Now, after surviving the area’s great manufacturing lull and a recent pick-up in business, Twin City Knitting is celebrating its 50th year of business.

Davis was one of the many manufacturers on hand Tuesday to celebrate the groundbreaking of the new MSC location at Conover Station.

“What they are bringing are customers, resources — things that create jobs,” Davis said. “I know that’s what y’all want to hear, but that’s what they are bringing.”

The MSC helps companies around the world address issues, problems and concerns with their different products. Lab technicians use state-of-the-art technology to test, develop and make recommendations for products that usually go to market.
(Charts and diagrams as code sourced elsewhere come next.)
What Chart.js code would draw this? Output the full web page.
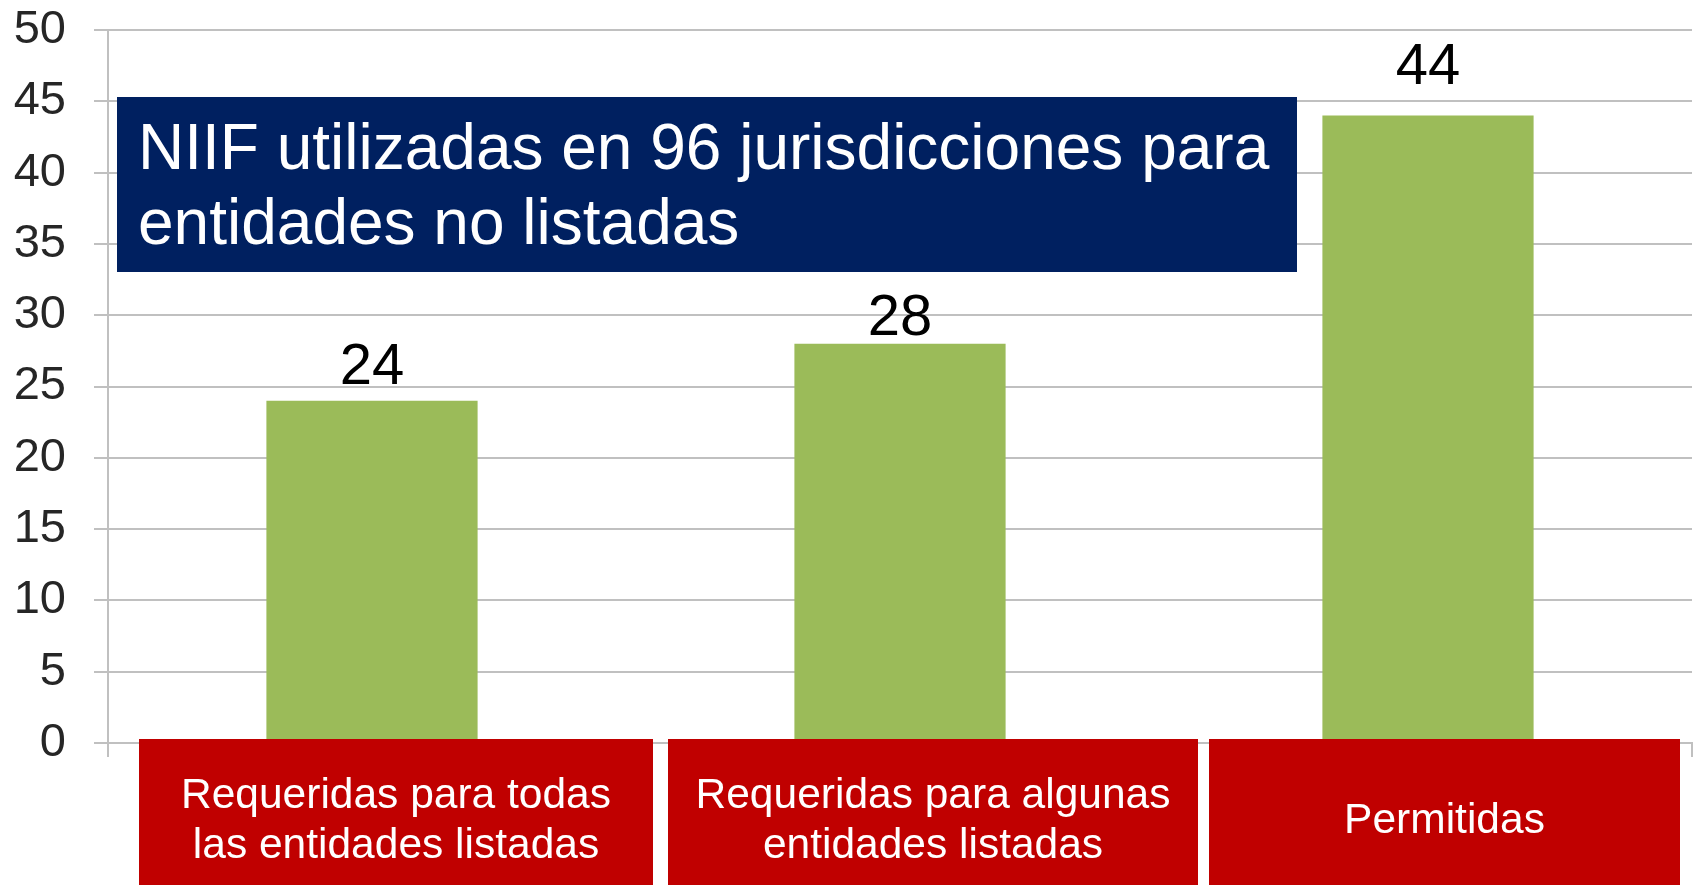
<!DOCTYPE html>
<html>
<head>
<meta charset="utf-8">
<script src="https://cdn.jsdelivr.net/npm/chart.js@4/dist/chart.umd.min.js"></script>
<style>
  html, body { margin: 0; padding: 0; background: #fff; overflow: hidden; }
</style>
</head>
<body>
<canvas id="chart" width="1698" height="885"></canvas>
<script>
// chart data
const categories = [
  ['Requeridas para todas', 'las entidades listadas'],
  ['Requeridas para algunas', 'entidades listadas'],
  ['Permitidas']
];
const values = [24, 28, 44];
const yMin = 0;
const yMax = 50;
const yStep = 5;
const titleLines = ['NIIF utilizadas en 96 jurisdicciones para', 'entidades no listadas'];

const FONT = "'Liberation Sans', Arial, sans-serif";
const gridColor = '#C0C0C0';

// value labels sit a little above each bar (hand placed in the original)
const labelLift = [17, 9, 32];

// red category boxes under the axis
const catBoxes = [
  { x: 139, w: 514 },
  { x: 668, w: 530 },
  { x: 1209, w: 471 }
];

const overlays = {
  id: 'overlays',
  afterDraw(chart) {
    const ctx = chart.ctx;
    ctx.save();

    // value labels
    const meta = chart.getDatasetMeta(0);
    ctx.fillStyle = '#000';
    ctx.font = '58px ' + FONT;
    ctx.textAlign = 'center';
    ctx.textBaseline = 'alphabetic';
    meta.data.forEach((bar, i) => {
      ctx.fillText(String(values[i]), bar.x, bar.y - labelLift[i]);
    });

    // title box
    ctx.fillStyle = '#002060';
    ctx.fillRect(117, 97, 1180, 175);
    ctx.fillStyle = '#fff';
    ctx.font = '64px ' + FONT;
    ctx.textAlign = 'left';
    ctx.fillText(titleLines[0], 138, 169);
    ctx.fillText(titleLines[1], 138, 244);

    // category boxes
    ctx.font = '42.5px ' + FONT;
    ctx.textAlign = 'center';
    catBoxes.forEach((b, i) => {
      ctx.fillStyle = '#C00000';
      ctx.fillRect(b.x, 739, b.w, chart.height - 739);
      ctx.fillStyle = '#fff';
      const lines = categories[i];
      lines.forEach((t, j) => {
        const y = 833 + (j - (lines.length - 1) / 2) * 50;
        ctx.fillText(t, b.x + b.w / 2, y);
      });
    });

    ctx.restore();
  }
};

new Chart(document.getElementById('chart'), {
  type: 'bar',
  data: {
    labels: categories,
    datasets: [{
      data: values,
      backgroundColor: '#9BBB59',
      borderWidth: 0,
      barPercentage: 0.4,
      categoryPercentage: 1
    }]
  },
  options: {
    responsive: false,
    animation: false,
    layout: { padding: { left: 0, right: 6, top: 30, bottom: 142 } },
    plugins: {
      legend: { display: false },
      tooltip: { enabled: false }
    },
    scales: {
      x: {
        ticks: { display: false },
        grid: {
          drawOnChartArea: false,
          drawTicks: true,
          tickLength: 14,
          color: gridColor,
          lineWidth: 2,
          offset: true
        },
        border: { color: gridColor, width: 2 },
        afterFit: s => { s.height = 0; s.paddingLeft = 0; s.paddingRight = 0; }
      },
      y: {
        min: yMin,
        max: yMax,
        ticks: {
          stepSize: yStep,
          color: '#262626',
          padding: 28,
          font: { family: FONT, size: 47 }
        },
        grid: { color: gridColor, lineWidth: 2, tickLength: 14 },
        border: { color: gridColor, width: 2 },
        afterFit: s => { s.width = 108; s.paddingTop = 0; s.paddingBottom = 0; }
      }
    }
  },
  plugins: [overlays]
});
</script>
</body>
</html>
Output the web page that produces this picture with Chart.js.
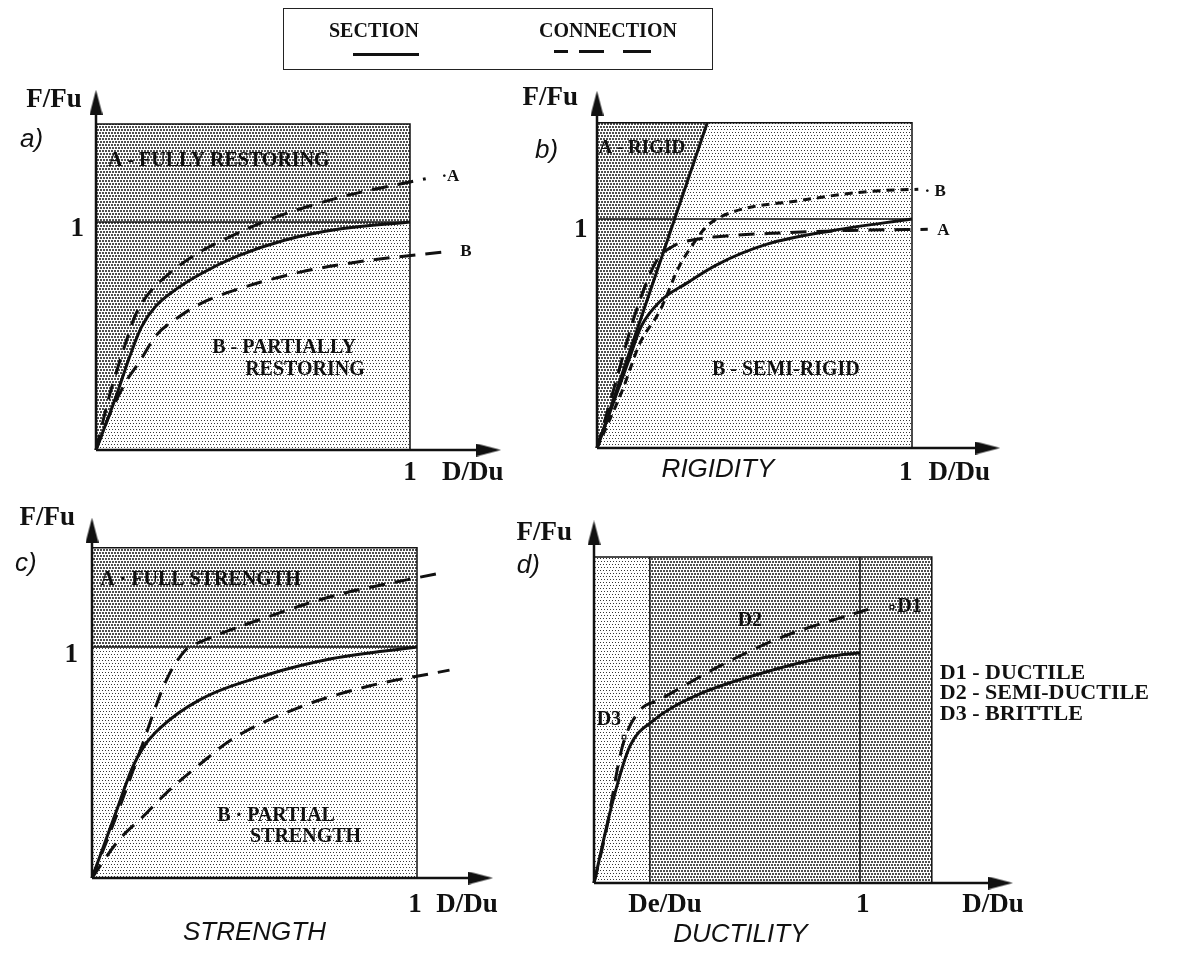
<!DOCTYPE html>
<html>
<head>
<meta charset="utf-8">
<title>Section / connection classification</title>
<script src="https://cdn.jsdelivr.net/npm/chart.js@4.4.1/dist/chart.umd.min.js"></script>
<style>
  html, body { margin: 0; padding: 0; background: #fff; }
  #page { position: relative; width: 1178px; height: 958px; overflow: hidden; background: #fff; }
  #page canvas { position: absolute; left: 0; top: 0; }
  #legendBox {
    position: absolute; left: 283px; top: 8px; width: 428px; height: 60px;
    border: 1.5px solid #222; color: #111;
    font-family: "Liberation Serif", serif; font-weight: bold; font-size: 20px;
  }
  #legendBox .lbl { position: absolute; top: 10px; width: 200px; text-align: center; }
  #legendBox .bar { position: absolute; height: 3px; background: #111; }
</style>
</head>
<body>
<div id="page">
  <canvas id="chartA" width="1178" height="958"></canvas>
  <canvas id="chartB" width="1178" height="958"></canvas>
  <canvas id="chartC" width="1178" height="958"></canvas>
  <canvas id="chartD" width="1178" height="958"></canvas>
  <div id="legendBox">
    <div class="lbl" style="left:-10px">SECTION</div>
    <div class="lbl" style="left:224px">CONNECTION</div>
    <div class="bar" style="left:69px;top:44px;width:66px"></div>
    <div class="bar" style="left:270px;top:41px;width:14px"></div>
    <div class="bar" style="left:295px;top:41px;width:25px"></div>
    <div class="bar" style="left:339px;top:41px;width:28px"></div>
  </div>
</div>
<script>
// ---------- data (D/Du on x, F/Fu on y) ----------

// a) fully / partially restoring
const aSecX  = [0, 0.06, 0.11, 0.145, 0.19, 0.25, 0.33, 0.45, 0.60, 0.78, 1.0];
const aSecY  = [0, 0.22, 0.42, 0.54, 0.63, 0.70, 0.77, 0.85, 0.92, 0.97, 1.0];
const aConAX = [0, 0.045, 0.09, 0.125, 0.17, 0.23, 0.32, 0.45, 0.57, 0.68, 0.81, 0.91, 1.05];
const aConAY = [0, 0.25, 0.45, 0.59, 0.69, 0.77, 0.86, 0.95, 1.02, 1.07, 1.12, 1.15, 1.19];
const aConBX = [0, 0.045, 0.10, 0.14, 0.19, 0.26, 0.33, 0.44, 0.65, 0.86, 1.12];
const aConBY = [0, 0.16, 0.31, 0.39, 0.50, 0.58, 0.64, 0.70, 0.78, 0.83, 0.87];

// b) rigid / semi-rigid
const bRigidX = [0, 0.35];
const bRigidY = [0, 1.42];
const bSecX  = [0, 0.05, 0.10, 0.14, 0.20, 0.285, 0.38, 0.54, 0.75, 1.0];
const bSecY  = [0, 0.19, 0.38, 0.53, 0.64, 0.72, 0.80, 0.89, 0.95, 1.0];
const bConAX = [0, 0.06, 0.12, 0.19, 0.24, 0.29, 0.40, 0.60, 0.80, 1.05];
const bConAY = [0, 0.29, 0.58, 0.82, 0.88, 0.905, 0.925, 0.94, 0.95, 0.955];
const bConBX = [0, 0.08, 0.137, 0.20, 0.26, 0.30, 0.35, 0.43, 0.64, 0.86, 1.02];
const bConBY = [0, 0.25, 0.46, 0.60, 0.79, 0.88, 0.97, 1.03, 1.08, 1.12, 1.13];

// c) full / partial strength
const cSecX  = [0, 0.07, 0.125, 0.16, 0.21, 0.33, 0.54, 0.74, 1.0];
const cSecY  = [0, 0.27, 0.48, 0.57, 0.65, 0.77, 0.88, 0.95, 1.0];
const cConAX = [0, 0.07, 0.138, 0.23, 0.29, 0.33, 0.54, 0.74, 1.07];
const cConAY = [0, 0.25, 0.51, 0.86, 0.99, 1.02, 1.13, 1.22, 1.32];
const cConBX = [0, 0.08, 0.16, 0.23, 0.33, 0.43, 0.64, 0.85, 1.10];
const cConBY = [0, 0.16, 0.27, 0.37, 0.49, 0.60, 0.74, 0.83, 0.90];

// d) ductility
const dDe    = 0.21;
const dSecX  = [0, 0.071, 0.135, 0.22, 0.38, 0.63, 0.87, 1.0];
const dSecY  = [0, 0.36, 0.60, 0.71, 0.82, 0.92, 0.99, 1.01];
const dConX  = [0, 0.044, 0.107, 0.175, 0.24, 0.47, 0.71, 1.03];
const dConY  = [0, 0.22, 0.60, 0.76, 0.80, 0.95, 1.08, 1.20];
const dMarkX = [0.113, 1.12];
const dMarkY = [0.64, 1.21];

// shaded boxes
const boxTop    = 1.43;
const bBoxTop   = 1.42;
const dBoxRight = 1.27;

// ---------- helpers ----------
const INK = '#111';

function pts(xs, ys) {
    return xs.map((x, i) => ({ x: x, y: ys[i] }));
}

function makePattern(size, dots, w, col) {
    const c = document.createElement('canvas');
    c.width = size; c.height = size;
    const g = c.getContext('2d');
    g.fillStyle = '#fff';
    g.fillRect(0, 0, size, size);
    g.fillStyle = col;
    dots.forEach(d => g.fillRect(d[0], d[1], w, w));
    return g.createPattern(c, 'repeat');
}
const darkFill  = makePattern(6, [[0, 0], [3, 0], [1, 3], [4, 3]], 2, '#505050');
const lightFill = makePattern(6, [[0, 0], [3, 0], [1, 3], [4, 3]], 1, '#383838');

// slender arrow head, tip up
function makeArrow(w, h) {
    const c = document.createElement('canvas');
    c.width = w; c.height = h;
    const g = c.getContext('2d');
    g.fillStyle = INK;
    g.beginPath();
    g.moveTo(w / 2, 0);
    g.lineTo(w, h);
    g.lineTo(0, h);
    g.closePath();
    g.fill();
    return c;
}
const arrowHead = makeArrow(13, 25);

function curve(xs, ys, dash, order) {
    return {
        data: pts(xs, ys), showLine: true, borderColor: INK, borderWidth: 3,
        borderDash: dash || [], pointRadius: 0, fill: false, clip: false,
        cubicInterpolationMode: 'monotone', order: order || 1
    };
}
function thin(xs, ys) {
    return {
        data: pts(xs, ys), showLine: true, borderColor: INK, borderWidth: 1.5,
        pointRadius: 0, fill: false, clip: false, order: 5
    };
}
function area(xs, ys, fill, pattern, order) {
    return {
        data: pts(xs, ys), showLine: true, borderColor: 'rgba(0,0,0,0)', borderWidth: 0,
        pointRadius: 0, fill: fill, backgroundColor: pattern, clip: false, order: order
    };
}
// axes with arrow heads
function axes(g) {
    const yHead = g.yTip - (arrowHead.height / 2) / g.uy;
    const xHead = g.xTip - (arrowHead.height / 2) / g.ux;
    return [
        { data: [{ x: 0, y: 0 }, { x: 0, y: yHead }], showLine: true, borderColor: INK, borderWidth: 2.5, pointRadius: 0, clip: false, order: 0 },
        { data: [{ x: 0, y: 0 }, { x: xHead, y: 0 }], showLine: true, borderColor: INK, borderWidth: 2.5, pointRadius: 0, clip: false, order: 0 },
        { data: [{ x: 0, y: yHead }], pointStyle: arrowHead, pointRadius: 6, pointRotation: 0, showLine: false, clip: false, order: 0 },
        { data: [{ x: xHead, y: 0 }], pointStyle: arrowHead, pointRadius: 6, pointRotation: 90, showLine: false, clip: false, order: 0 }
    ];
}

const panelText = {
    id: 'panelText',
    afterDraw(chart, args, opts) {
        const ctx = chart.ctx;
        const sx = chart.scales.x, sy = chart.scales.y;
        ctx.save();
        ctx.fillStyle = INK;
        ctx.textBaseline = 'middle';
        (opts.items || []).forEach(t => {
            ctx.font = t.font;
            ctx.textAlign = t.align || 'left';
            ctx.fillText(t.text, sx.getPixelForValue(t.x), sy.getPixelForValue(t.y));
        });
        ctx.restore();
    }
};

const W = 1178, H = 958;
function makePanel(id, g, datasets, items) {
    const xMax = g.xTip + 0.06, yMax = g.yTip + 0.06;
    return new Chart(document.getElementById(id), {
        type: 'scatter',
        data: { datasets: datasets.concat(axes(g)) },
        options: {
            responsive: false, animation: false, events: [],
            layout: { padding: {
                left: g.x0,
                right: W - (g.x0 + xMax * g.ux),
                top: g.y0 - yMax * g.uy,
                bottom: H - g.y0
            } },
            scales: {
                x: { type: 'linear', display: false, min: 0, max: xMax },
                y: { type: 'linear', display: false, min: 0, max: yMax }
            },
            plugins: { legend: { display: false }, tooltip: { enabled: false }, panelText: { items: items } }
        },
        plugins: [panelText]
    });
}

const fBig   = 'bold 27px "Liberation Serif", serif';
const fZone  = 'bold 20px "Liberation Serif", serif';
const fSmall = 'bold 17px "Liberation Serif", serif';
const fItal  = 'italic 26px "Liberation Sans", sans-serif';
const fList  = 'bold 22px "Liberation Serif", serif';

// ---------- a) ----------
makePanel('chartA', { x0: 96, ux: 314, y0: 450, uy: 228, xTip: 1.29, yTip: 1.58 }, [
    curve(aSecX, aSecY, [], 1),
    curve(aConAX, aConAY, [16, 10], 1),
    curve(aConBX, aConBY, [16, 10], 1),
    thin([0, 1], [1, 1]),
    thin([0, 1, 1], [boxTop, boxTop, 0]),
    area(aSecX, aSecY, { value: boxTop }, darkFill, 9),
    area([0, 1], [boxTop, boxTop], 'origin', lightFill, 10)
], [
    { text: 'F/Fu', x: -0.045, y: 1.535, font: fBig, align: 'right' },
    { text: 'a)', x: -0.242, y: 1.36, font: fItal },
    { text: '1', x: -0.038, y: 0.97, font: fBig, align: 'right' },
    { text: '1', x: 1.0, y: -0.10, font: fBig, align: 'center' },
    { text: 'D/Du', x: 1.2, y: -0.10, font: fBig, align: 'center' },
    { text: 'A - FULLY RESTORING', x: 0.038, y: 1.27, font: fZone },
    { text: 'B - PARTIALLY', x: 0.37, y: 0.45, font: fZone },
    { text: 'RESTORING', x: 0.475, y: 0.35, font: fZone },
    { text: '·A', x: 1.1, y: 1.2, font: fSmall },
    { text: 'B', x: 1.16, y: 0.87, font: fSmall }
]);

// ---------- b) ----------
makePanel('chartB', { x0: 597, ux: 315, y0: 448, uy: 229, xTip: 1.28, yTip: 1.56 }, [
    curve(bRigidX, bRigidY, [], 1),
    curve(bSecX, bSecY, [], 1),
    curve(bConAX, bConAY, [16, 10], 1),
    curve(bConBX, bConBY, [8, 6], 1),
    thin([0, 1], [1, 1]),
    thin([0, 1, 1], [bBoxTop, bBoxTop, 0]),
    area(bRigidX, bRigidY, { value: bBoxTop }, darkFill, 9),
    area([0, 1], [bBoxTop, bBoxTop], 'origin', lightFill, 10)
], [
    { text: 'F/Fu', x: -0.06, y: 1.53, font: fBig, align: 'right' },
    { text: 'b)', x: -0.197, y: 1.30, font: fItal },
    { text: '1', x: -0.03, y: 0.95, font: fBig, align: 'right' },
    { text: '1', x: 0.98, y: -0.11, font: fBig, align: 'center' },
    { text: 'D/Du', x: 1.15, y: -0.11, font: fBig, align: 'center' },
    { text: 'A - RIGID', x: 0.005, y: 1.31, font: 'bold 19px "Liberation Serif", serif' },
    { text: 'B - SEMI-RIGID', x: 0.365, y: 0.34, font: fZone },
    { text: '· B', x: 1.04, y: 1.12, font: fSmall },
    { text: 'A', x: 1.08, y: 0.95, font: fSmall },
    { text: 'RIGIDITY', x: 0.384, y: -0.096, font: fItal, align: 'center' }
]);

// ---------- c) ----------
makePanel('chartC', { x0: 92, ux: 325, y0: 878, uy: 231, xTip: 1.234, yTip: 1.56 }, [
    curve(cSecX, cSecY, [], 1),
    curve(cConAX, cConAY, [16, 10], 1),
    curve(cConBX, cConBY, [16, 10], 1),
    thin([0, 1], [1, 1]),
    thin([0, 1, 1], [boxTop, boxTop, 0]),
    area([0, 1], [1, 1], { value: boxTop }, darkFill, 9),
    area([0, 1], [boxTop, boxTop], 'origin', lightFill, 10)
], [
    { text: 'F/Fu', x: -0.052, y: 1.56, font: fBig, align: 'right' },
    { text: 'c)', x: -0.237, y: 1.36, font: fItal },
    { text: '1', x: -0.043, y: 0.965, font: fBig, align: 'right' },
    { text: '1', x: 0.994, y: -0.117, font: fBig, align: 'center' },
    { text: 'D/Du', x: 1.154, y: -0.117, font: fBig, align: 'center' },
    { text: 'A · FULL STRENGTH', x: 0.025, y: 1.29, font: fZone },
    { text: 'B · PARTIAL', x: 0.385, y: 0.27, font: fZone },
    { text: 'STRENGTH', x: 0.486, y: 0.18, font: fZone },
    { text: 'STRENGTH', x: 0.50, y: -0.238, font: fItal, align: 'center' }
]);

// ---------- d) ----------
makePanel('chartD', { x0: 594, ux: 266, y0: 883, uy: 228, xTip: 1.575, yTip: 1.59 }, [
    curve(dSecX, dSecY, [], 1),
    curve(dConX, dConY, [16, 10], 1),
    { data: pts(dMarkX, dMarkY), showLine: false, pointStyle: 'rect', pointRadius: 2.5,
      pointBackgroundColor: '#fff', pointBorderColor: INK, pointBorderWidth: 1.2, clip: false, order: 0 },
    thin([dDe, dDe], [0, boxTop]),
    thin([1, 1], [0, boxTop]),
    thin([0, dBoxRight, dBoxRight], [boxTop, boxTop, 0]),
    area([dDe, dBoxRight], [boxTop, boxTop], 'origin', darkFill, 9),
    area([0, dBoxRight], [boxTop, boxTop], 'origin', lightFill, 10)
], [
    { text: 'F/Fu', x: -0.083, y: 1.535, font: fBig, align: 'right' },
    { text: 'd)', x: -0.29, y: 1.39, font: fItal },
    { text: 'De/Du', x: 0.267, y: -0.096, font: fBig, align: 'center' },
    { text: '1', x: 1.01, y: -0.096, font: fBig, align: 'center' },
    { text: 'D/Du', x: 1.5, y: -0.096, font: fBig, align: 'center' },
    { text: 'DUCTILITY', x: 0.55, y: -0.228, font: fItal, align: 'center' },
    { text: 'D1', x: 1.14, y: 1.21, font: fZone },
    { text: 'D2', x: 0.586, y: 1.15, font: fZone, align: 'center' },
    { text: 'D3', x: 0.056, y: 0.715, font: fZone, align: 'center' },
    { text: 'D1 - DUCTILE', x: 1.30, y: 0.92, font: fList },
    { text: 'D2 - SEMI-DUCTILE', x: 1.30, y: 0.83, font: fList },
    { text: 'D3 - BRITTLE', x: 1.30, y: 0.74, font: fList }
]);
</script>
</body>
</html>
It was once a testing lab specifically designed for the hosiery and textile industry, but the MSC has since expanded to work with plastics, metals and paper.

From 2001-09, the MSC helped create or save 1,034 jobs, while having an economic impact of about $105,213,995.

The center helps a host of companies in 46 states and around the world, but also assists companies locally in Hickory, Monroe, Conover, Ashe County, Monroe and Clayton.

“It’s a huge resource to us, and other companies around the state and country,” Davis said.

The MSC is currently located at Catawba Valley Community College’s East Campus, but it will relocate to a planned 30,000-square-foot building in Conover Station.

The larger building will give MSC’s 25 full- and part-time employees more space, said Dan St. Louis, MSC’s executive director.

“I can’t say enough about our employees,” St. Louis said. “They all come out of manufacturing and understand when there’s a problem, you have to get it solved.”

Monica Wise is one of those workers.

Wise, a testing lab technician, said the new center will bring more opportunities to solve problems efficiently.

“A manufacturer will come in and say, ‘We have this problem and we don’t know how to fix it,’” she said. “We work to find the root of the problem and find out how to help them solve it, too.”

She and other technicians at MSC utilize several different types of testing to identify the cause of an issue. Like most of the MSC workers, she has a background in manufacturing.

“The new center will be bigger so we can hopefully have more people,” she said.

“Right now, there is testing equipment also that we don’t have space for.”

According to City Manager Donald Duncan, Conover plans to lease the new MSC building to CVCC. The college will provide the space for MSC.

The city is financing the project mostly through about $2.5 million in grants from the U.S. and N.C. departments of commerce. The lowest bid for the building is about $2.7 million, according to the city.